**TASK REQUIREMENTS**: Pictures aside, quote the whole listing exactly.

**SOURCE MATERIAL**:
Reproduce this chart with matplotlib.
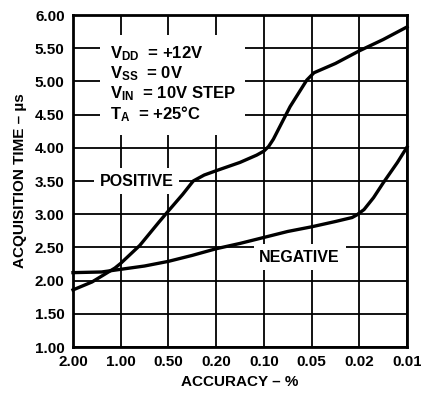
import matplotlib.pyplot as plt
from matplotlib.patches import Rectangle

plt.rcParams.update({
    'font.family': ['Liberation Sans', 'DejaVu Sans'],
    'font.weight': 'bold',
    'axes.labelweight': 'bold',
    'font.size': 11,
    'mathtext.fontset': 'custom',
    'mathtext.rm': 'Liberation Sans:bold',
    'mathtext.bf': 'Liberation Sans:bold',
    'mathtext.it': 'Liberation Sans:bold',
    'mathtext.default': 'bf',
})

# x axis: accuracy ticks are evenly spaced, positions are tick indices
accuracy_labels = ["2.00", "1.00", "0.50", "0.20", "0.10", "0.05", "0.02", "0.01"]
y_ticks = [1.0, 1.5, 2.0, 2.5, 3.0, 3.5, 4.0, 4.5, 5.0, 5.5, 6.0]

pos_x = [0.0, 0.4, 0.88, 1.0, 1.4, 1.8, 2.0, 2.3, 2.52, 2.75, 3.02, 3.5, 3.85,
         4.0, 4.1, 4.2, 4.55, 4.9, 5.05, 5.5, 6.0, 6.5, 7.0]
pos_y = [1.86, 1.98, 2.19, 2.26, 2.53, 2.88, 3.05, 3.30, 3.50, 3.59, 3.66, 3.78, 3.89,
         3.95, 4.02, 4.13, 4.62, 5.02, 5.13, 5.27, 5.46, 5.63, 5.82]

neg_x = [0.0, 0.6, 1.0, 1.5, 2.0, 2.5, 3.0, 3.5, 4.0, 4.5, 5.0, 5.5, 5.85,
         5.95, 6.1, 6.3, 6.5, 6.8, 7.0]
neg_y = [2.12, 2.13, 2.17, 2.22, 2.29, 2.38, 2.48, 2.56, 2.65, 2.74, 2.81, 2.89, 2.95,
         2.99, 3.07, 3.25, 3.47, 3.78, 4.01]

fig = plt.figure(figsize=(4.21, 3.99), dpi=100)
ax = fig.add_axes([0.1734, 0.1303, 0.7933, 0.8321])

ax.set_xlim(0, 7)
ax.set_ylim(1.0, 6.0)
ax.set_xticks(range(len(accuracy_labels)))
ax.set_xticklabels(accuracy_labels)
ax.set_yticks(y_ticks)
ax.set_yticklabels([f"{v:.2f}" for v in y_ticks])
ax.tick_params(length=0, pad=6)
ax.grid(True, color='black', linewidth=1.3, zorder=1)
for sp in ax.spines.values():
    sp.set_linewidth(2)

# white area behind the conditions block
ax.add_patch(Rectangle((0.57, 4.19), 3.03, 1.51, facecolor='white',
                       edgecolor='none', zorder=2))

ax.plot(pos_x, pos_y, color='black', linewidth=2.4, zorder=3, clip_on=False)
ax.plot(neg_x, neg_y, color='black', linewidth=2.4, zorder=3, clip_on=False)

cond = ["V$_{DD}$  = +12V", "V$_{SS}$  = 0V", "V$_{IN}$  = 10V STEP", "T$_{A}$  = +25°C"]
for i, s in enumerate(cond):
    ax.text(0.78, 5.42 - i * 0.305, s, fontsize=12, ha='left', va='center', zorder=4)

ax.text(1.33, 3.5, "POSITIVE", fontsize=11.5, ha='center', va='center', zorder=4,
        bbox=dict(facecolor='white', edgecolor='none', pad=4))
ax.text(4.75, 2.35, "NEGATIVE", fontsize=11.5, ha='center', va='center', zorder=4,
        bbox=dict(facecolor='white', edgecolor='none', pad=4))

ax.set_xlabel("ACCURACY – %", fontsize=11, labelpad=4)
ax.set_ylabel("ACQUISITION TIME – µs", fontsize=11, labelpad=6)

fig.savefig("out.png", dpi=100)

**WRITTEN ANSWER**:
Reproduce this chart with matplotlib.
import matplotlib.pyplot as plt
from matplotlib.patches import Rectangle

plt.rcParams.update({
    'font.family': ['Liberation Sans', 'DejaVu Sans'],
    'font.weight': 'bold',
    'axes.labelweight': 'bold',
    'font.size': 11,
    'mathtext.fontset': 'custom',
    'mathtext.rm': 'Liberation Sans:bold',
    'mathtext.bf': 'Liberation Sans:bold',
    'mathtext.it': 'Liberation Sans:bold',
    'mathtext.default': 'bf',
})

# x axis: accuracy ticks are evenly spaced, positions are tick indices
accuracy_labels = ["2.00", "1.00", "0.50", "0.20", "0.10", "0.05", "0.02", "0.01"]
y_ticks = [1.0, 1.5, 2.0, 2.5, 3.0, 3.5, 4.0, 4.5, 5.0, 5.5, 6.0]

pos_x = [0.0, 0.4, 0.88, 1.0, 1.4, 1.8, 2.0, 2.3, 2.52, 2.75, 3.02, 3.5, 3.85,
         4.0, 4.1, 4.2, 4.55, 4.9, 5.05, 5.5, 6.0, 6.5, 7.0]
pos_y = [1.86, 1.98, 2.19, 2.26, 2.53, 2.88, 3.05, 3.30, 3.50, 3.59, 3.66, 3.78, 3.89,
         3.95, 4.02, 4.13, 4.62, 5.02, 5.13, 5.27, 5.46, 5.63, 5.82]

neg_x = [0.0, 0.6, 1.0, 1.5, 2.0, 2.5, 3.0, 3.5, 4.0, 4.5, 5.0, 5.5, 5.85,
         5.95, 6.1, 6.3, 6.5, 6.8, 7.0]
neg_y = [2.12, 2.13, 2.17, 2.22, 2.29, 2.38, 2.48, 2.56, 2.65, 2.74, 2.81, 2.89, 2.95,
         2.99, 3.07, 3.25, 3.47, 3.78, 4.01]

fig = plt.figure(figsize=(4.21, 3.99), dpi=100)
ax = fig.add_axes([0.1734, 0.1303, 0.7933, 0.8321])

ax.set_xlim(0, 7)
ax.set_ylim(1.0, 6.0)
ax.set_xticks(range(len(accuracy_labels)))
ax.set_xticklabels(accuracy_labels)
ax.set_yticks(y_ticks)
ax.set_yticklabels([f"{v:.2f}" for v in y_ticks])
ax.tick_params(length=0, pad=6)
ax.grid(True, color='black', linewidth=1.3, zorder=1)
for sp in ax.spines.values():
    sp.set_linewidth(2)

# white area behind the conditions block
ax.add_patch(Rectangle((0.57, 4.19), 3.03, 1.51, facecolor='white',
                       edgecolor='none', zorder=2))

ax.plot(pos_x, pos_y, color='black', linewidth=2.4, zorder=3, clip_on=False)
ax.plot(neg_x, neg_y, color='black', linewidth=2.4, zorder=3, clip_on=False)

cond = ["V$_{DD}$  = +12V", "V$_{SS}$  = 0V", "V$_{IN}$  = 10V STEP", "T$_{A}$  = +25°C"]
for i, s in enumerate(cond):
    ax.text(0.78, 5.42 - i * 0.305, s, fontsize=12, ha='left', va='center', zorder=4)

ax.text(1.33, 3.5, "POSITIVE", fontsize=11.5, ha='center', va='center', zorder=4,
        bbox=dict(facecolor='white', edgecolor='none', pad=4))
ax.text(4.75, 2.35, "NEGATIVE", fontsize=11.5, ha='center', va='center', zorder=4,
        bbox=dict(facecolor='white', edgecolor='none', pad=4))

ax.set_xlabel("ACCURACY – %", fontsize=11, labelpad=4)
ax.set_ylabel("ACQUISITION TIME – µs", fontsize=11, labelpad=6)

fig.savefig("out.png", dpi=100)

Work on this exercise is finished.